- _EXERCISE INPUTS_
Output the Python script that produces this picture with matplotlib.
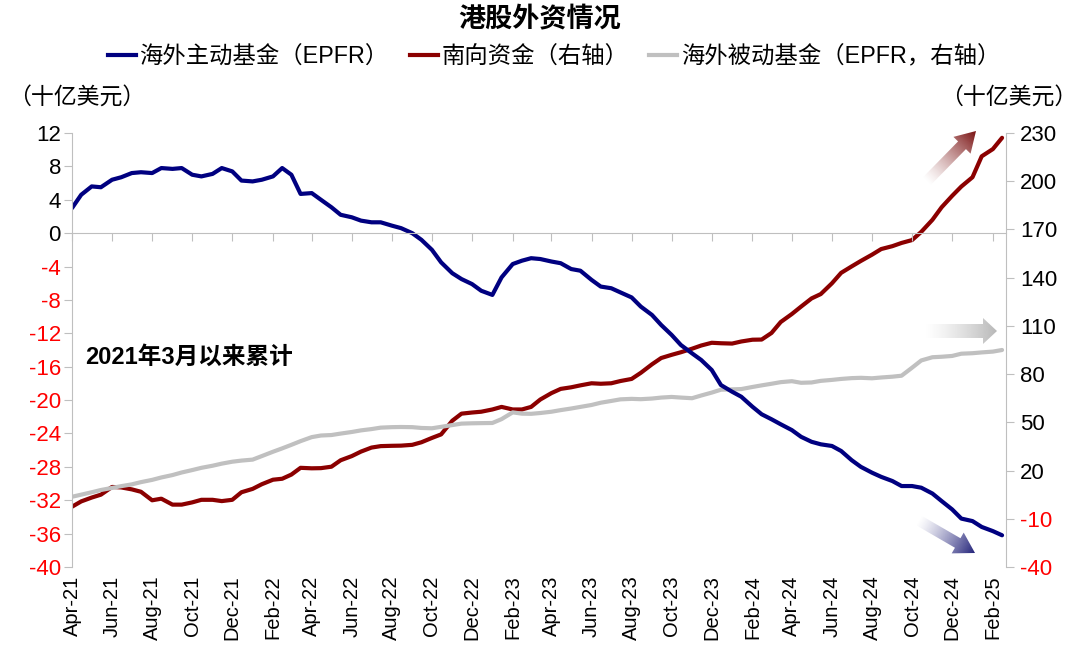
import numpy as np
import pandas as pd
import matplotlib
matplotlib.use("Agg")
import matplotlib.pyplot as plt
import matplotlib.dates as mdates
from matplotlib.patches import FancyArrow
from matplotlib.lines import Line2D

plt.rcParams['font.family'] = ['Liberation Sans', 'Noto Sans CJK SC', 'DejaVu Sans']

# 半月频率，2021-04-01 起
dates = pd.date_range('2021-04-01', periods=94, freq='SMS')

# 海外主动基金（EPFR），左轴，十亿美元
active = [3.0, 4.6, 5.6, 5.5, 6.4, 6.7, 7.2, 7.3, 7.2, 7.8,
          7.7, 7.8, 7.0, 6.8, 7.1, 7.8, 7.4, 6.3, 6.2, 6.4,
          6.8, 7.8, 7.0, 4.7, 4.8, 4.0, 3.1, 2.2, 1.9, 1.5,
          1.3, 1.3, 0.9, 0.6, 0.0, -0.8, -2.0, -3.5, -4.8, -5.5,
          -6.1, -6.9, -7.4, -5.3, -3.7, -3.3, -3.0, -3.1, -3.4, -3.6,
          -4.3, -4.5, -5.6, -6.4, -6.6, -7.1, -7.7, -8.8, -9.8, -11.0,
          -12.2, -13.4, -14.4, -15.2, -16.4, -18.2, -19.0, -19.6, -20.8, -21.7,
          -22.3, -22.9, -23.6, -24.4, -25.0, -25.3, -25.5, -26.1, -27.2, -28.0,
          -28.7, -29.2, -29.7, -30.3, -30.3, -30.5, -31.2, -32.1, -33.1, -34.2,
          -34.5, -35.2, -35.7, -36.2]

# 南向资金，右轴
southbound = [-2.5, 0.8, 3.2, 5.0, 9.8, 9.5, 8.3, 6.8, 1.5, 2.5,
              -1.2, -1.2, 0.2, 1.8, 1.8, 1.0, 1.8, 6.5, 8.6, 11.5,
              14.3, 14.9, 17.5, 21.7, 21.4, 21.5, 22.4, 26.4, 29.0, 31.8,
              34.3, 35.2, 35.4, 35.5, 36.0, 37.6, 40.3, 42.5, 51.0, 55.4,
              56.1, 56.6, 58.0, 59.6, 58.0, 58.0, 59.6, 64.2, 68.2, 70.8,
              71.8, 73.0, 74.3, 74.0, 74.3, 75.7, 77.0, 80.8, 86.1, 90.0,
              92.0, 93.6, 95.8, 97.8, 99.5, 99.2, 99.0, 100.3, 101.4, 101.5,
              105.6, 112.4, 117.4, 122.0, 127.1, 129.8, 136.5, 143.0, 147.0, 150.4,
              154.3, 157.8, 159.6, 161.6, 163.4, 168.5, 176.0, 183.8, 190.9, 196.7,
              202.5, 215.5, 220.0, 227.0]

# 海外被动基金（EPFR），右轴
passive = [3.7, 5.0, 6.5, 7.9, 9.2, 10.3, 11.4, 12.8, 14.2, 15.7,
           17.2, 18.8, 20.3, 21.7, 23.0, 24.3, 25.5, 26.2, 26.8, 29.0,
           31.7, 33.8, 36.0, 38.3, 40.8, 41.8, 42.1, 43.0, 44.0, 45.0,
           45.8, 46.7, 47.0, 47.1, 47.0, 46.5, 46.3, 47.2, 48.3, 49.2,
           49.4, 49.5, 49.6, 52.0, 56.2, 55.4, 55.3, 55.8, 56.6, 57.6,
           58.6, 59.6, 60.8, 62.2, 63.3, 64.3, 64.6, 64.4, 64.8, 65.4,
           65.8, 65.4, 65.0, 66.7, 68.5, 70.3, 70.5, 70.7, 72.0, 73.0,
           74.0, 75.0, 75.6, 74.6, 74.8, 75.8, 76.4, 77.0, 77.5, 77.7,
           77.4, 77.9, 78.4, 79.0, 84.0, 88.5, 90.5, 90.8, 91.3, 92.7,
           93.0, 93.5, 94.0, 95.0]

left_ticks = list(range(-40, 13, 4))
right_ticks = list(range(-40, 231, 30))
x_ticks = pd.date_range('2021-04-01', '2025-02-01', freq='2MS')
x_labels = [d.strftime('%b-%y') for d in x_ticks]

BLUE = '#000080'
RED = '#8B0000'
GREY = '#C0C0C0'
AXC = '#BFBFBF'

fig = plt.figure(figsize=(10.8, 6.62), dpi=100)
ax = fig.add_axes([72 / 1080, 1 - 567 / 662, 934 / 1080, 434 / 662])
ax2 = ax.twinx()
ax.set_zorder(2)
ax2.set_zorder(1)
ax.patch.set_visible(False)

ax2.plot(dates, southbound, color=RED, lw=3, solid_capstyle='round')
ax2.plot(dates, passive, color=GREY, lw=3, solid_capstyle='round')
ax.plot(dates, active, color=BLUE, lw=3, solid_capstyle='round')

ax.set_xlim(pd.Timestamp('2021-04-01'), pd.Timestamp('2025-02-21'))
ax.set_ylim(-40, 12)
ax2.set_ylim(-40, 230)

ax.set_yticks(left_ticks)
ax.set_yticklabels([str(v) for v in left_ticks])
for lab, v in zip(ax.get_yticklabels(), left_ticks):
    lab.set_color('red' if v < 0 else 'black')
ax2.set_yticks(right_ticks)
ax2.set_yticklabels([str(v) for v in right_ticks])
for lab, v in zip(ax2.get_yticklabels(), right_ticks):
    lab.set_color('red' if v < 0 else 'black')

for s in ['top', 'right']:
    ax.spines[s].set_visible(False)
for s in ['top', 'left', 'bottom']:
    ax2.spines[s].set_visible(False)
ax.spines['left'].set_color(AXC)
ax2.spines['right'].set_color(AXC)
ax.spines['bottom'].set_position(('data', 0))
ax.spines['bottom'].set_color(AXC)

ax.set_xticks(x_ticks)
ax.tick_params(axis='x', direction='out', length=6, color=AXC, labelbottom=False)
ax.tick_params(axis='y', direction='out', length=6, color=AXC, labelsize=16, pad=2)
ax2.tick_params(axis='y', direction='out', length=6, color=AXC, labelsize=16, pad=4)

sec = ax.secondary_xaxis('bottom')
sec.set_xticks(mdates.date2num(x_ticks))
sec.set_xticklabels(x_labels, rotation=90, fontsize=14.5)
sec.tick_params(length=0, pad=6)
sec.spines['bottom'].set_visible(False)

ax.text(0.014, 0.484, '2021年3月以来累计', transform=ax.transAxes,
        fontsize=17, fontweight='bold', va='center', ha='left')

fig.text(0.5, 1 - 20 / 662, '港股外资情况', ha='center', va='center',
         fontsize=19.5, fontweight='bold')
fig.text(8 / 1080, 1 - 97 / 662, '（十亿美元）', ha='left', va='center', fontsize=16.5)
fig.text(1077 / 1080, 1 - 97 / 662, '（十亿美元）', ha='right', va='center', fontsize=16.5)

handles = [Line2D([], [], color=BLUE, lw=3),
           Line2D([], [], color=RED, lw=3),
           Line2D([], [], color=GREY, lw=3)]
labels = ['海外主动基金（EPFR）', '南向资金（右轴）', '海外被动基金（EPFR，右轴）']
fig.legend(handles, labels, loc='center', bbox_to_anchor=(0.513, 1 - 57 / 662), ncol=3,
           frameon=False, fontsize=16.8, handlelength=1.2, handletextpad=0.15,
           columnspacing=0.9, borderaxespad=0)

# 渐变箭头（像素坐标）
ov = fig.add_axes([0, 0, 1, 1], zorder=5)
ov.set_xlim(0, 1080)
ov.set_ylim(662, 0)
ov.axis('off')


def grad_arrow(x0, y0, x1, y1, color, width, head_w, head_l):
    arrow = FancyArrow(x0, y0, x1 - x0, y1 - y0, width=width, head_width=head_w,
                       head_length=head_l, length_includes_head=True,
                       facecolor='none', edgecolor='none')
    ov.add_patch(arrow)
    pad = head_w
    xmin, xmax = min(x0, x1) - pad, max(x0, x1) + pad
    ymin, ymax = min(y0, y1) - pad, max(y0, y1) + pad
    xs = np.linspace(xmin, xmax, 200)
    ys = np.linspace(ymin, ymax, 200)
    gx, gy = np.meshgrid(xs, ys)
    dx, dy = x1 - x0, y1 - y0
    t = ((gx - x0) * dx + (gy - y0) * dy) / (dx * dx + dy * dy)
    t = np.clip(t, 0, 1) ** 1.3
    rgba = np.zeros((200, 200, 4))
    rgba[..., :3] = matplotlib.colors.to_rgb(color)
    rgba[..., 3] = t
    im = ov.imshow(rgba, extent=(xmin, xmax, ymax, ymin), origin='upper',
                   interpolation='bilinear', aspect='auto')
    im.set_clip_path(arrow)


grad_arrow(926, 182, 976, 131, '#7A1212', 11, 24, 20)
grad_arrow(925, 331, 997, 331, '#B8B8B8', 14, 26, 14)
grad_arrow(918, 520, 975, 553, '#23237A', 11, 24, 20)
ov.set_xlim(0, 1080)
ov.set_ylim(662, 0)

fig.savefig('out.png', dpi=100)
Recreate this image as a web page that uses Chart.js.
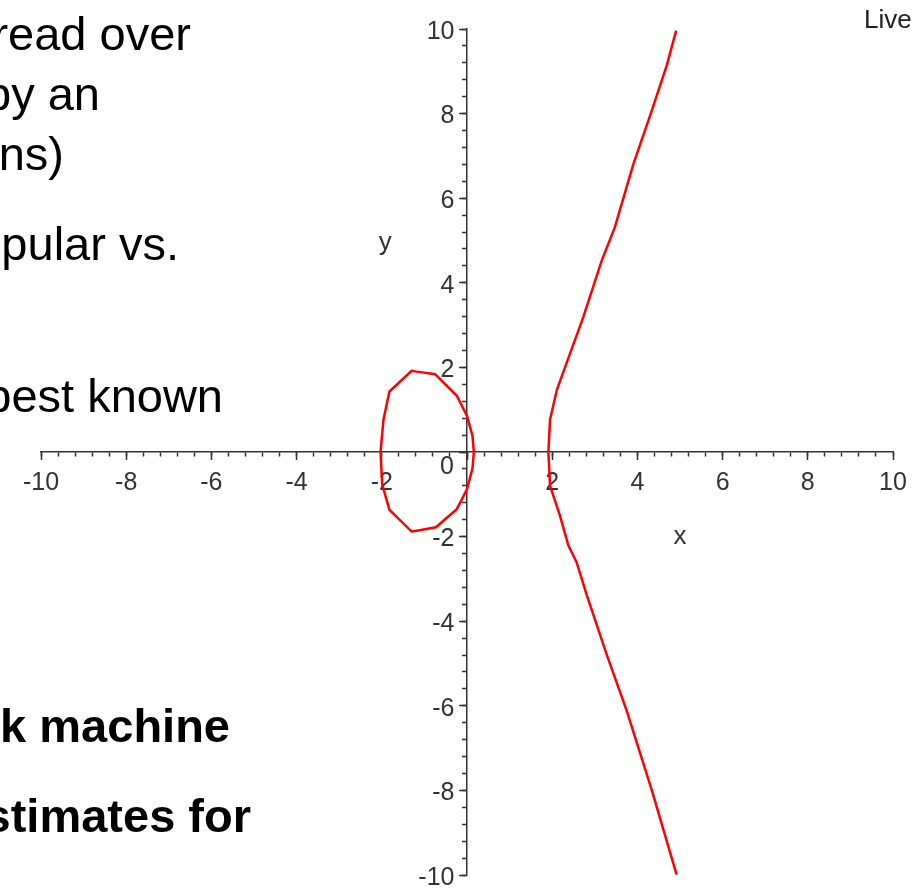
<!DOCTYPE html>
<html lang="en">
<head>
    <meta charset="UTF-8">
    <title>Elliptic curve</title>
    <style>
        body { margin: 0; background: #fff; }
        #myCanvas { display: block; }
    </style>
</head>
<body>

<canvas id="myCanvas" width="918" height="893"></canvas>

<script src="https://cdn.jsdelivr.net/npm/chart.js@4/dist/chart.umd.min.js"></script>
<script>

// curve: the closed oval on the left
var ovalX = [0.16, 0.13, 0.0, -0.24, -0.75, -1.18, -1.30, -1.82, -1.96, -2.03, -1.99, -1.82, -1.30, -1.18, -0.73, -0.24, 0.0, 0.13, 0.16];
var ovalY = [0, 0.38, 0.85, 1.33, 1.84, 1.90, 1.92, 1.43, 0.77, 0, -0.77, -1.37, -1.88, -1.86, -1.78, -1.35, -0.88, -0.38, 0];

// right branch, bottom to top
var branchX = [4.92, 4.34, 3.75, 3.28, 2.81, 2.57, 2.38, 2.18, 1.95, 1.91, 1.95, 2.11, 2.42, 2.73, 3.16, 3.47, 3.90, 4.30, 4.69, 4.91];
var branchY = [-9.99, -8.0, -6.12, -4.79, -3.38, -2.60, -2.21, -1.50, -0.80, 0, 0.77, 1.47, 2.33, 3.19, 4.52, 5.31, 6.79, 7.96, 9.14, 9.96];

var axisMin = -10;
var axisMax = 10;

// slide text that is cut off on the left
var slideLines = [
    {text: 'read over', right: 191, base: 50, bold: false},
    {text: 'by an', right: 100, base: 110, bold: false},
    {text: 'ns)', right: 64, base: 170, bold: false},
    {text: 'pular vs.', right: 179, base: 260, bold: false},
    {text: 'best known', right: 223, base: 412, bold: false},
    {text: 'k machine', right: 230, base: 742, bold: true},
    {text: 'stimates for', right: 251, base: 832, bold: true}
];

function toPoints(xs, ys) {
    return xs.map(function(x, i) { return {x: x, y: ys[i]}; });
}

var labelFont = {family: 'Liberation Sans, Arial, sans-serif', size: 25};
var axisColor = '#333';

function minorScale(axisPos) {
    return {
        type: 'linear', min: axisMin, max: axisMax, position: axisPos,
        border: {display: true, color: axisColor, width: 1.5},
        grid: {display: true, drawOnChartArea: false, drawTicks: true, tickLength: 4, tickColor: axisColor, tickWidth: 1.5},
        ticks: {display: false, stepSize: 0.4, maxTicksLimit: 80, autoSkip: false}
    };
}

function majorScale(axis, axisPos, extra, suffix) {
    var s = {
        axis: axis,
        type: 'linear', min: axisMin, max: axisMax, position: axisPos,
        border: {display: false},
        grid: {display: true, drawOnChartArea: false, drawTicks: true, tickLength: 8, tickColor: axisColor, tickWidth: 1.5},
        ticks: {
            stepSize: 2, autoSkip: false, maxRotation: 0, color: '#333', font: labelFont,
            callback: function(v) { return (Math.abs(v) < 1e-6) ? '' : String(Math.round(v)) + suffix; }
        }
    };
    Object.assign(s.ticks, extra);
    return s;
}

var extrasPlugin = {
    id: 'extras',
    afterDraw: function(chart) {
        var ctx = chart.ctx;
        var sx = chart.scales.x, sy = chart.scales.y;
        var x0 = sx.getPixelForValue(0), y0 = sy.getPixelForValue(0);
        ctx.save();
        ctx.fillStyle = '#333';
        ctx.font = '25px Liberation Sans, Arial, sans-serif';
        ctx.textAlign = 'center';
        ctx.textBaseline = 'middle';
        ctx.fillText('0', x0 - 20, y0 + 15);

        ctx.font = '26px Liberation Sans, Arial, sans-serif';
        ctx.fillText('x', sx.getPixelForValue(5.0), sy.getPixelForValue(-2.0));
        ctx.fillText('y', sx.getPixelForValue(-1.92), sy.getPixelForValue(4.95));
        ctx.textAlign = 'left';
        ctx.fillStyle = '#222';
        ctx.fillText('Live', 864, 21);

        ctx.fillStyle = '#000';
        ctx.textAlign = 'right';
        ctx.textBaseline = 'alphabetic';
        slideLines.forEach(function(l) {
            ctx.font = (l.bold ? 'bold ' : '') + '47px Liberation Sans, Arial, sans-serif';
            ctx.fillText(l.text, l.right, l.base);
        });
        ctx.restore();
    }
};

var canvas = document.getElementById('myCanvas');
var context = canvas.getContext('2d');

var curveChart = new Chart(context, {
    type: 'scatter',
    data: {
        datasets: [
            {
                label: 'oval',
                data: toPoints(ovalX, ovalY),
                showLine: true, borderColor: '#ff0000', borderWidth: 2.5,
                pointRadius: 0, tension: 0, fill: false,
                xAxisID: 'x', yAxisID: 'y'
            },
            {
                label: 'branch',
                data: toPoints(branchX, branchY),
                showLine: true, borderColor: '#ff0000', borderWidth: 2.5,
                pointRadius: 0, tension: 0, fill: false,
                xAxisID: 'x', yAxisID: 'y'
            }
        ]
    },
    options: {
        responsive: false,
        animation: false,
        layout: {padding: {left: 41, right: 25, top: 29, bottom: 11}},
        plugins: {legend: {display: false}, tooltip: {enabled: false}},
        scales: {
            x: minorScale({y: 0}),
            y: minorScale({x: 0}),
            // labels on a centred y axis sit right on the line, so an en space pads them
            xMajor: majorScale('x', {y: 0}, {padding: 8}, ''),
            yMajor: majorScale('y', {x: 0}, {labelOffset: 3}, '\u2002')
        }
    },
    plugins: [extrasPlugin]
});
</script>
</body>
</html>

- _TASK OBJECTIVE_
Copy the records above from the first line through the line containing "-34.5, -35.2, -35.7, -36.2]", both included, and leave out any pictures.

- _FINISHED TASK_
Output the Python script that produces this picture with matplotlib.
import numpy as np
import pandas as pd
import matplotlib
matplotlib.use("Agg")
import matplotlib.pyplot as plt
import matplotlib.dates as mdates
from matplotlib.patches import FancyArrow
from matplotlib.lines import Line2D

plt.rcParams['font.family'] = ['Liberation Sans', 'Noto Sans CJK SC', 'DejaVu Sans']

# 半月频率，2021-04-01 起
dates = pd.date_range('2021-04-01', periods=94, freq='SMS')

# 海外主动基金（EPFR），左轴，十亿美元
active = [3.0, 4.6, 5.6, 5.5, 6.4, 6.7, 7.2, 7.3, 7.2, 7.8,
          7.7, 7.8, 7.0, 6.8, 7.1, 7.8, 7.4, 6.3, 6.2, 6.4,
          6.8, 7.8, 7.0, 4.7, 4.8, 4.0, 3.1, 2.2, 1.9, 1.5,
          1.3, 1.3, 0.9, 0.6, 0.0, -0.8, -2.0, -3.5, -4.8, -5.5,
          -6.1, -6.9, -7.4, -5.3, -3.7, -3.3, -3.0, -3.1, -3.4, -3.6,
          -4.3, -4.5, -5.6, -6.4, -6.6, -7.1, -7.7, -8.8, -9.8, -11.0,
          -12.2, -13.4, -14.4, -15.2, -16.4, -18.2, -19.0, -19.6, -20.8, -21.7,
          -22.3, -22.9, -23.6, -24.4, -25.0, -25.3, -25.5, -26.1, -27.2, -28.0,
          -28.7, -29.2, -29.7, -30.3, -30.3, -30.5, -31.2, -32.1, -33.1, -34.2,
          -34.5, -35.2, -35.7, -36.2]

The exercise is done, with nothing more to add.